'''

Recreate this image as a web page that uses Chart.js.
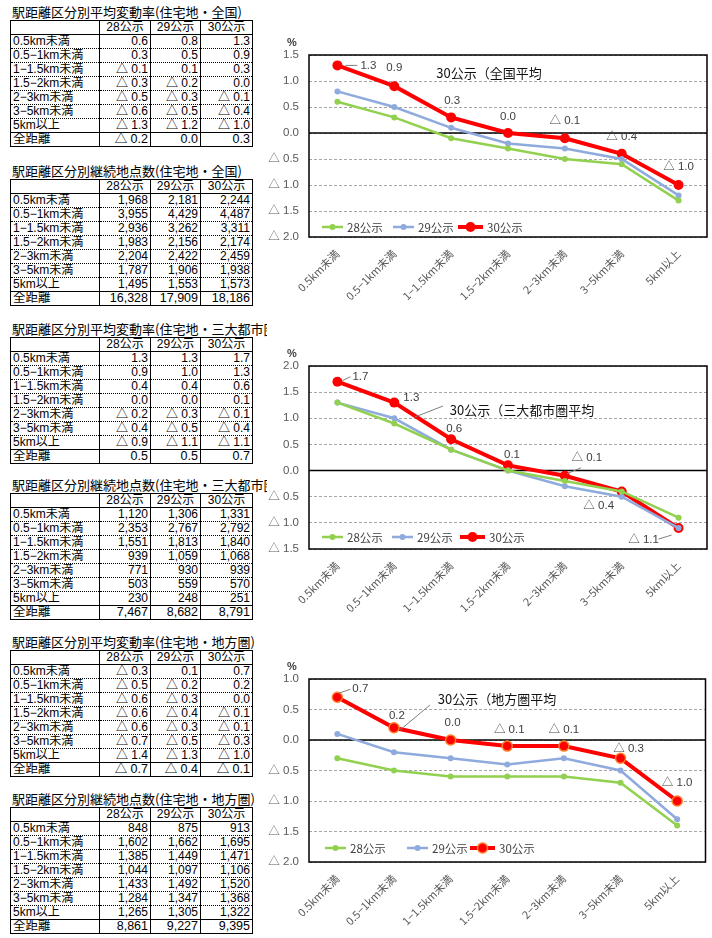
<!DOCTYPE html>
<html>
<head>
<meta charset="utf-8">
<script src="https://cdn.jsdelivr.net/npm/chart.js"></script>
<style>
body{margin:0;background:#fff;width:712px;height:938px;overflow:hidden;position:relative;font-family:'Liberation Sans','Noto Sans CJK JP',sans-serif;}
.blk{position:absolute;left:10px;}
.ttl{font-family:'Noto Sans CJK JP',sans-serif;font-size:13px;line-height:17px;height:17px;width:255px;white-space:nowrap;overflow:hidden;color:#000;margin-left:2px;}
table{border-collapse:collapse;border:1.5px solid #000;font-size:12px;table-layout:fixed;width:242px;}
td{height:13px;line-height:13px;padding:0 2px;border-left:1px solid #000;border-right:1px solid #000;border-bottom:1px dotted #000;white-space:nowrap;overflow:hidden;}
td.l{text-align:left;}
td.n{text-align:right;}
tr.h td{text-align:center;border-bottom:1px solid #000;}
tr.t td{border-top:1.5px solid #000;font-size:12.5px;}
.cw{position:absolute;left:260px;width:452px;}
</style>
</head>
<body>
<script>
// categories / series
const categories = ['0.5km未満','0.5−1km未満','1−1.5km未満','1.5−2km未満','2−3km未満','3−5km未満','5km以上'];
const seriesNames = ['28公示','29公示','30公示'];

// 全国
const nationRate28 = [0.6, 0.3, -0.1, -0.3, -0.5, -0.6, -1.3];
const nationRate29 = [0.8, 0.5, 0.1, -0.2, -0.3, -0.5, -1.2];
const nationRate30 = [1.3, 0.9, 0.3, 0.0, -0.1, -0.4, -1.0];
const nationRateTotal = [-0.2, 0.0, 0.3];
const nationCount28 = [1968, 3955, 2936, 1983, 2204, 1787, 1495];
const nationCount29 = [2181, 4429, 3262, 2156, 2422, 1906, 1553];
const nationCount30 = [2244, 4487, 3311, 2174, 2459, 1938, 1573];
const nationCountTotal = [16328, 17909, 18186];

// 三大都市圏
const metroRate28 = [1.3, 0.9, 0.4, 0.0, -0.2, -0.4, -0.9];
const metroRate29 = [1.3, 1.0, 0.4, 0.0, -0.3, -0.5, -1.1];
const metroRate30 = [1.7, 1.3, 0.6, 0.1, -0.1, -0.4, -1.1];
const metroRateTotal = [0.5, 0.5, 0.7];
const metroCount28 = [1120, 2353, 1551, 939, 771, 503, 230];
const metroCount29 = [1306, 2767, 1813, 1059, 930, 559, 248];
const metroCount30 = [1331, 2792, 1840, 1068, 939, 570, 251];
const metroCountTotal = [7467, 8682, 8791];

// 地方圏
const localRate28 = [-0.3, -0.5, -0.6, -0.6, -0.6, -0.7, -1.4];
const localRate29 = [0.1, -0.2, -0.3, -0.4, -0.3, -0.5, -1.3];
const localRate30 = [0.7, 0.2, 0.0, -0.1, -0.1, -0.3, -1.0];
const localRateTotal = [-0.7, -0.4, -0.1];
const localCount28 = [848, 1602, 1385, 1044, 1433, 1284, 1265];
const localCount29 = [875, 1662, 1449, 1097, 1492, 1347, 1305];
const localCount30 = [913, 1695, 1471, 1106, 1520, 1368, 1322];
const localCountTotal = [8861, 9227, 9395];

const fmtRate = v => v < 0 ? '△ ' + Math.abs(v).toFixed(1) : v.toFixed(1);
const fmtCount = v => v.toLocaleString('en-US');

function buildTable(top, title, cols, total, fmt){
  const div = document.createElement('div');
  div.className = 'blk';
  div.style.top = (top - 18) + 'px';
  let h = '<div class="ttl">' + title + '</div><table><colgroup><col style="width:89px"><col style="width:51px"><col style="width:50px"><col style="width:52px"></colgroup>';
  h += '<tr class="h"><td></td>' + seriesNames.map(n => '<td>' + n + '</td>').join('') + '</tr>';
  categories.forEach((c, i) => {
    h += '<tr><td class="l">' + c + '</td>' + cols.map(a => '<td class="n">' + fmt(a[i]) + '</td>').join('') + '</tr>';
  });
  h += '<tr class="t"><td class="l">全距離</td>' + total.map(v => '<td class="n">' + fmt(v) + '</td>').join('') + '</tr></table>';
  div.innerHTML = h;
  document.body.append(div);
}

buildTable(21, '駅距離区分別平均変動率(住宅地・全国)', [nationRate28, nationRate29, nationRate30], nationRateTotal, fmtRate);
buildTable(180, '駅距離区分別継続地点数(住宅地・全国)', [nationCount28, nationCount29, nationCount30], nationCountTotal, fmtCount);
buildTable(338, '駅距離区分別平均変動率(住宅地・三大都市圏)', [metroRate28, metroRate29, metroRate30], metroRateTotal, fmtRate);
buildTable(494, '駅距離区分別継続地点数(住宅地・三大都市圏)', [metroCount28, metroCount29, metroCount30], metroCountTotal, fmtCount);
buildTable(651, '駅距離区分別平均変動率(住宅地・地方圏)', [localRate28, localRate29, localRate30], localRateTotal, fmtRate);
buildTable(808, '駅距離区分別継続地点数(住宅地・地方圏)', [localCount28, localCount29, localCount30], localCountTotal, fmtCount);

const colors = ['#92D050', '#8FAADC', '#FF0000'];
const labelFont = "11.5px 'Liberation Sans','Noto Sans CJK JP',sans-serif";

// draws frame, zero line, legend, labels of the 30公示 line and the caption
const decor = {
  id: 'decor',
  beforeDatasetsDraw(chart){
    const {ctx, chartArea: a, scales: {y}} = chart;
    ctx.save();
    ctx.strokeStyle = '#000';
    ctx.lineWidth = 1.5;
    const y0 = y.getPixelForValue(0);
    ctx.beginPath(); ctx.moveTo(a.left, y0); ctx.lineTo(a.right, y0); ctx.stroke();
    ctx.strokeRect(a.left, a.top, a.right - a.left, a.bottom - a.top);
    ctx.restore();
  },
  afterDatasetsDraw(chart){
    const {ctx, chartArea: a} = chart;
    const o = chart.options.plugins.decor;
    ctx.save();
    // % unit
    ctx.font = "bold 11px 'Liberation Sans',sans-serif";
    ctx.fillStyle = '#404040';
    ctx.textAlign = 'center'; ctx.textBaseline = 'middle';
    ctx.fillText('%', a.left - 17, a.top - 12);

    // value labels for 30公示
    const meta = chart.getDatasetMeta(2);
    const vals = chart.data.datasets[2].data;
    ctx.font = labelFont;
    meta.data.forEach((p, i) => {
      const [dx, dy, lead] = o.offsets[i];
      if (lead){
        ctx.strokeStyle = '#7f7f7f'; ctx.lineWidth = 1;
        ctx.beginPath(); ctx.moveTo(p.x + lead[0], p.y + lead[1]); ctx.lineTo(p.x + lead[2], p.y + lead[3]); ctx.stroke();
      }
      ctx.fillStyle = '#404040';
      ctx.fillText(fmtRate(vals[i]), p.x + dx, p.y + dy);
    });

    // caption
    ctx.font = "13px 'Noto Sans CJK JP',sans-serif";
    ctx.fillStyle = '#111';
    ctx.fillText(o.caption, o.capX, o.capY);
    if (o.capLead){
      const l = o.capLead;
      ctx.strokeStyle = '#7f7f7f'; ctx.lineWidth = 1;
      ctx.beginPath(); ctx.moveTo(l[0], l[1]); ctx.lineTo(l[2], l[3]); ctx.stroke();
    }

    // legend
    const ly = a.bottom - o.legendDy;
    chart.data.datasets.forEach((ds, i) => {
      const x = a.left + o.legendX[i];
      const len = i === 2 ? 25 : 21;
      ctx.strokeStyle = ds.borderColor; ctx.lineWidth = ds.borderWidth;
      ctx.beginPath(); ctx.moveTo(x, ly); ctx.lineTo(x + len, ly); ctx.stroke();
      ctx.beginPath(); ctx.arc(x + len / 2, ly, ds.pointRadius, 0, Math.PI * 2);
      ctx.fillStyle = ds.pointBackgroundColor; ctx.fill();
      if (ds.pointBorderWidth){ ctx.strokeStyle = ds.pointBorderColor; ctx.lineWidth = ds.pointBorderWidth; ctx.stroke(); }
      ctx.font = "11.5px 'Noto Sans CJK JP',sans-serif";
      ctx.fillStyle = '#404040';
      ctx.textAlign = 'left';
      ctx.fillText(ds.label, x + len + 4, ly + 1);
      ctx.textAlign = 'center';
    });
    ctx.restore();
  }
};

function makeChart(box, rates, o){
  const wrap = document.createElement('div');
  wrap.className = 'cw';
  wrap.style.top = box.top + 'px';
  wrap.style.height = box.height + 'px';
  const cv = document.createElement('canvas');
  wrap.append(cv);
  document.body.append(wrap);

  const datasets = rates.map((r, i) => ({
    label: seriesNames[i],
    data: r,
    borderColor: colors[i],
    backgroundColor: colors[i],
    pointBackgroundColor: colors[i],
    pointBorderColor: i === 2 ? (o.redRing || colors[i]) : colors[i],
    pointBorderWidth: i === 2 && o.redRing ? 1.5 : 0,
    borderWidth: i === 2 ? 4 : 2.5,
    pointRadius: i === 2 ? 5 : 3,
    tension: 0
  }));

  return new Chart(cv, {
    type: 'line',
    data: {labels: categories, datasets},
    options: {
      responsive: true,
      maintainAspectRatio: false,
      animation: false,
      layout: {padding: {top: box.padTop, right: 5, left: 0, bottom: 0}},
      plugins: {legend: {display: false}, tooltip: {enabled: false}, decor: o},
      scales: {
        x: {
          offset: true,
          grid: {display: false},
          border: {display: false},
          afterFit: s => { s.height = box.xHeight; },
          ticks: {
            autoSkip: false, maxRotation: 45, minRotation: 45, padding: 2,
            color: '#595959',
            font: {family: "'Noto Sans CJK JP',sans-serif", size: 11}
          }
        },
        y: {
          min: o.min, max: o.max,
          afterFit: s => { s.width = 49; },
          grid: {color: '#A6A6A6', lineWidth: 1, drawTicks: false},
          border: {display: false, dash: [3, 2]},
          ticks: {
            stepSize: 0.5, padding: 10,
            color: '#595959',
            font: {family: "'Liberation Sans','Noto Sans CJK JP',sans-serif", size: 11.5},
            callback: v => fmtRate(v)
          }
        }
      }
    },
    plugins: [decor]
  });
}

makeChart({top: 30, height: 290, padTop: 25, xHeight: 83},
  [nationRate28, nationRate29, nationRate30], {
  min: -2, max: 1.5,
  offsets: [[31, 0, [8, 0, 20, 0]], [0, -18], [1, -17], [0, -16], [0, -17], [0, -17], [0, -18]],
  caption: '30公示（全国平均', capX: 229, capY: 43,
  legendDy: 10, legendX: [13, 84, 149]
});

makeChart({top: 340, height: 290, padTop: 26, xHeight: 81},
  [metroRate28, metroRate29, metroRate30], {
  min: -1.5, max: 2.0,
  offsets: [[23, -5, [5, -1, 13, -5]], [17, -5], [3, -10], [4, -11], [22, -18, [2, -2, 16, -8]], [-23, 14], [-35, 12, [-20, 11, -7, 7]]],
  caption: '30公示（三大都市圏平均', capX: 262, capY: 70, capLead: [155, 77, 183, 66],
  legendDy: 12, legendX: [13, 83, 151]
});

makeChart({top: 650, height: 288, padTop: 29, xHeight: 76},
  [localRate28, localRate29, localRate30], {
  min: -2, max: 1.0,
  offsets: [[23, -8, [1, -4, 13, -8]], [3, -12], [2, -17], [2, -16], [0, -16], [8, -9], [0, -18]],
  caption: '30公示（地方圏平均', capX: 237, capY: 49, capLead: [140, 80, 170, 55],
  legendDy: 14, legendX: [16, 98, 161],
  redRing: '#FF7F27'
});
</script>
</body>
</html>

'''

### GIVEN TASK:
From the first line of the listing above, repeat every line through the one holding "const seriesNames = ['28公示','29公示','30公示'];". Both ends count, and pictures stay out.

### THE COMPLETED TASK:
Recreate this image as a web page that uses Chart.js.
<!DOCTYPE html>
<html>
<head>
<meta charset="utf-8">
<script src="https://cdn.jsdelivr.net/npm/chart.js"></script>
<style>
body{margin:0;background:#fff;width:712px;height:938px;overflow:hidden;position:relative;font-family:'Liberation Sans','Noto Sans CJK JP',sans-serif;}
.blk{position:absolute;left:10px;}
.ttl{font-family:'Noto Sans CJK JP',sans-serif;font-size:13px;line-height:17px;height:17px;width:255px;white-space:nowrap;overflow:hidden;color:#000;margin-left:2px;}
table{border-collapse:collapse;border:1.5px solid #000;font-size:12px;table-layout:fixed;width:242px;}
td{height:13px;line-height:13px;padding:0 2px;border-left:1px solid #000;border-right:1px solid #000;border-bottom:1px dotted #000;white-space:nowrap;overflow:hidden;}
td.l{text-align:left;}
td.n{text-align:right;}
tr.h td{text-align:center;border-bottom:1px solid #000;}
tr.t td{border-top:1.5px solid #000;font-size:12.5px;}
.cw{position:absolute;left:260px;width:452px;}
</style>
</head>
<body>
<script>
// categories / series
const categories = ['0.5km未満','0.5−1km未満','1−1.5km未満','1.5−2km未満','2−3km未満','3−5km未満','5km以上'];
const seriesNames = ['28公示','29公示','30公示'];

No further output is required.